Records supplied:
--

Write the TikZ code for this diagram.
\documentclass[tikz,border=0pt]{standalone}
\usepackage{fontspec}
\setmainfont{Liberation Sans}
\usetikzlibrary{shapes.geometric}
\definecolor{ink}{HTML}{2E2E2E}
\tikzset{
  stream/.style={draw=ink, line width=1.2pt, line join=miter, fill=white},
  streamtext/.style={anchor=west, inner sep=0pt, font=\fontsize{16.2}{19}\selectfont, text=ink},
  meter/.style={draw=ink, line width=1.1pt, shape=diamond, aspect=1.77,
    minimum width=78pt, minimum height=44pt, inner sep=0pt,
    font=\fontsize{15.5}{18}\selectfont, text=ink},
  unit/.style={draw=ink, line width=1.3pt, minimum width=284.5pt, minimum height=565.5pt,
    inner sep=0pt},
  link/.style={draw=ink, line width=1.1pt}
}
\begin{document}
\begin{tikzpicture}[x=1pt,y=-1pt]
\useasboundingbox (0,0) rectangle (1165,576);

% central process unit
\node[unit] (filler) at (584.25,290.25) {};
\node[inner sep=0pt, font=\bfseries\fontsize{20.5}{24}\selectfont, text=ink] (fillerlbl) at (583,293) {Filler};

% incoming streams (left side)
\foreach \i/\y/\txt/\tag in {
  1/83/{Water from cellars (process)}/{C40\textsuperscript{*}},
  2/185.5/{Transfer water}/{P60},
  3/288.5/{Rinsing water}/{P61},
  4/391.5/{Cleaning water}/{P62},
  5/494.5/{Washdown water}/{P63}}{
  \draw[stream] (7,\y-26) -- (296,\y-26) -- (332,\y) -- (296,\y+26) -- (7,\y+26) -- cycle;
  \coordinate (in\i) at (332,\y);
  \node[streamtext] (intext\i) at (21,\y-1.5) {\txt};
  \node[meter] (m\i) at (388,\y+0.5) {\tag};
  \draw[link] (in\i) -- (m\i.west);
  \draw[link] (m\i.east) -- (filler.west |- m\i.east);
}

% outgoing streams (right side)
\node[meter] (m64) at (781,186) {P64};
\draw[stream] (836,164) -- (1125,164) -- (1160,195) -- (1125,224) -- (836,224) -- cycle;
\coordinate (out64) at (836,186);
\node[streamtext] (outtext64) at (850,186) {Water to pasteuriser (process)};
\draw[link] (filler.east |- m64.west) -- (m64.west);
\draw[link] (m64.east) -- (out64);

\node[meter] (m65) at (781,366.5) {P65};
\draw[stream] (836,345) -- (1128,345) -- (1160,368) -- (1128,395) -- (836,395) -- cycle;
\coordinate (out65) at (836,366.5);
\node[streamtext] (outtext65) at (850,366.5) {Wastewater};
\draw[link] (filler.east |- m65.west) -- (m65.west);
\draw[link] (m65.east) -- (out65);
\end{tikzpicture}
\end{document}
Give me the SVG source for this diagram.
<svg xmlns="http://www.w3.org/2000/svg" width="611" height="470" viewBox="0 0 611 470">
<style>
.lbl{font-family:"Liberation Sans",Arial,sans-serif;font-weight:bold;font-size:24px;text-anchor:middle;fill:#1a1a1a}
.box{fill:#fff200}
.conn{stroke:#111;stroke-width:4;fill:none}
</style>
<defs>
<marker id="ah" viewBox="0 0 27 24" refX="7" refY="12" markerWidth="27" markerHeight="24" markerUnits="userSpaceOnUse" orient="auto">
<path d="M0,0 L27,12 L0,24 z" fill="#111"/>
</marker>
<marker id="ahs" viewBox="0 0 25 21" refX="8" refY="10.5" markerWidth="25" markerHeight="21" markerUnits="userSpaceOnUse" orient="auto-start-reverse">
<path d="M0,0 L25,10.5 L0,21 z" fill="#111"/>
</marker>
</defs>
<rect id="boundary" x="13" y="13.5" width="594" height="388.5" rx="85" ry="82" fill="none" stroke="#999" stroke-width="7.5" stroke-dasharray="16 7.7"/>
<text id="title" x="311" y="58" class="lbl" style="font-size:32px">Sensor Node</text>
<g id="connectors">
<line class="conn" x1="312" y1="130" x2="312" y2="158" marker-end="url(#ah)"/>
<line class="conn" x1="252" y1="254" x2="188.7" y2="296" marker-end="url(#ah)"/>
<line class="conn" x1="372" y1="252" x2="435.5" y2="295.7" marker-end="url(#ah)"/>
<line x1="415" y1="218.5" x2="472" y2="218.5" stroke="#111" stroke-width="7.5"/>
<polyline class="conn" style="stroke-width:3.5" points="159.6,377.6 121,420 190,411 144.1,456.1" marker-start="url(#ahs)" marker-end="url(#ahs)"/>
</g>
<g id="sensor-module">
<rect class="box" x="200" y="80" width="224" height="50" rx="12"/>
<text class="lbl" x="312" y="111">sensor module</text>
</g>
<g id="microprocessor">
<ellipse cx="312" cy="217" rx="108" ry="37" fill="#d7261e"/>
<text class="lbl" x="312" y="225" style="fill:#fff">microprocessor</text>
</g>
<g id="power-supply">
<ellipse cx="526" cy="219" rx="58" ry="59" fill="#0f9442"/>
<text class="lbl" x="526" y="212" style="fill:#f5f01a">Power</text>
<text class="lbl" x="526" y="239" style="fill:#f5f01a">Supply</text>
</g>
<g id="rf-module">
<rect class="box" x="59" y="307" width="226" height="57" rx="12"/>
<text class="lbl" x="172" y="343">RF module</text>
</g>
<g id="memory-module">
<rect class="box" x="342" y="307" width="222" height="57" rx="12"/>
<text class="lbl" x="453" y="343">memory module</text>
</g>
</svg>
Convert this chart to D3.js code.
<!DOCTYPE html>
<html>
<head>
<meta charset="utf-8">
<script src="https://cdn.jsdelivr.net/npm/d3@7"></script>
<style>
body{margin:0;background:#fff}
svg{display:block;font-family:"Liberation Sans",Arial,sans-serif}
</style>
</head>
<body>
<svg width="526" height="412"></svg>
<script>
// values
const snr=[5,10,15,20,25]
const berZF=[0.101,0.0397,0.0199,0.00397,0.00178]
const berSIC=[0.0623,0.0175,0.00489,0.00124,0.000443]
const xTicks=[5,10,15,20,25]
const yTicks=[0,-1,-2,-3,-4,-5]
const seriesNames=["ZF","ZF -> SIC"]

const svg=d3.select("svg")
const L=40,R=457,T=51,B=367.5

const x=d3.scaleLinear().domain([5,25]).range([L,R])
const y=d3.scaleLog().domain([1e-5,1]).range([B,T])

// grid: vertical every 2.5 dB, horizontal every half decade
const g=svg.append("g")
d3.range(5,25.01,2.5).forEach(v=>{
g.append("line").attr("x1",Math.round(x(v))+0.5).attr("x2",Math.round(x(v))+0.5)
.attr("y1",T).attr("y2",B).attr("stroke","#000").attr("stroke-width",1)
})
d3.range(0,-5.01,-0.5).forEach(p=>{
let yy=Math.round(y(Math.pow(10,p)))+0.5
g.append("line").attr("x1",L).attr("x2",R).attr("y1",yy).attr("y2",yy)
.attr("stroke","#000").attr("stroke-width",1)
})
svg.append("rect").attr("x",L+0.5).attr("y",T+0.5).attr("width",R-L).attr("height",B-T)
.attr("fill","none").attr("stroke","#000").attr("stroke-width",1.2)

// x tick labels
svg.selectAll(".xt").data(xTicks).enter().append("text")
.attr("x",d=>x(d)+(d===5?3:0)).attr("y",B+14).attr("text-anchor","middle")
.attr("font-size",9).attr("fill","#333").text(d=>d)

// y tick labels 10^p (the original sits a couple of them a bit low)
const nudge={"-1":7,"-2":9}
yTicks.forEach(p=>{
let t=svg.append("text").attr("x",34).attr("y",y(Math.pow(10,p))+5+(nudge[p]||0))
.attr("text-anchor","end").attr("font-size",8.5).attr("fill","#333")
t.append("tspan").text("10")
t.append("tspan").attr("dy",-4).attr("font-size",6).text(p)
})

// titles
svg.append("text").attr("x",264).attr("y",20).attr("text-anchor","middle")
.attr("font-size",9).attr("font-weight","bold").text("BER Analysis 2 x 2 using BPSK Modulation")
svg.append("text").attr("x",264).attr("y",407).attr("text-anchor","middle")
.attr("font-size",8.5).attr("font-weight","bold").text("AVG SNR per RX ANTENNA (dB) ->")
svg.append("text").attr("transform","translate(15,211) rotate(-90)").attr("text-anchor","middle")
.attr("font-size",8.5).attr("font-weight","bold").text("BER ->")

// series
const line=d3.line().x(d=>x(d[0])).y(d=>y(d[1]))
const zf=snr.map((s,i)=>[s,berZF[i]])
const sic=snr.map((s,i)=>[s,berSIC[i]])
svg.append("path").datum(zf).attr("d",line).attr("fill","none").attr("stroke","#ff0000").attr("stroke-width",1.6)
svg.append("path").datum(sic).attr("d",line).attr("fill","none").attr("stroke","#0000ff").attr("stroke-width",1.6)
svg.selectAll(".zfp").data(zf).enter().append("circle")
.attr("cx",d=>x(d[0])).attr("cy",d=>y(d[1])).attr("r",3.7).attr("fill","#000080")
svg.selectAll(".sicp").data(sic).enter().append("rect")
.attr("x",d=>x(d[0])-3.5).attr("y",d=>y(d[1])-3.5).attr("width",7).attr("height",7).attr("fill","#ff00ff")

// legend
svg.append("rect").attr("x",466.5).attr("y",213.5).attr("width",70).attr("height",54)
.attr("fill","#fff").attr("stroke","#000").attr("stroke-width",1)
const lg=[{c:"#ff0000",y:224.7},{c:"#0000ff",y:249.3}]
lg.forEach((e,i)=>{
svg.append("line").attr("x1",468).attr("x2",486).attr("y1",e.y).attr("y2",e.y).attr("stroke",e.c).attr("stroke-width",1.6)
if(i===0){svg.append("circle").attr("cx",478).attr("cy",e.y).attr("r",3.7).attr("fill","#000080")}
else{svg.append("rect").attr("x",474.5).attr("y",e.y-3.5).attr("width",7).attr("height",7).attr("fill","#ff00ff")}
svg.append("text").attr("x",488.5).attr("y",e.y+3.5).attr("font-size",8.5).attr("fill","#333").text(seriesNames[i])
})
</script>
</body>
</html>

--

Direction:
Starting at the first line of the listing, retype every line up to and including the one with "text=ink] (fillerlbl) at".

Result:
Write the TikZ code for this diagram.
\documentclass[tikz,border=0pt]{standalone}
\usepackage{fontspec}
\setmainfont{Liberation Sans}
\usetikzlibrary{shapes.geometric}
\definecolor{ink}{HTML}{2E2E2E}
\tikzset{
  stream/.style={draw=ink, line width=1.2pt, line join=miter, fill=white},
  streamtext/.style={anchor=west, inner sep=0pt, font=\fontsize{16.2}{19}\selectfont, text=ink},
  meter/.style={draw=ink, line width=1.1pt, shape=diamond, aspect=1.77,
    minimum width=78pt, minimum height=44pt, inner sep=0pt,
    font=\fontsize{15.5}{18}\selectfont, text=ink},
  unit/.style={draw=ink, line width=1.3pt, minimum width=284.5pt, minimum height=565.5pt,
    inner sep=0pt},
  link/.style={draw=ink, line width=1.1pt}
}
\begin{document}
\begin{tikzpicture}[x=1pt,y=-1pt]
\useasboundingbox (0,0) rectangle (1165,576);

% central process unit
\node[unit] (filler) at (584.25,290.25) {};
\node[inner sep=0pt, font=\bfseries\fontsize{20.5}{24}\selectfont, text=ink] (fillerlbl) at (583,293) {Filler};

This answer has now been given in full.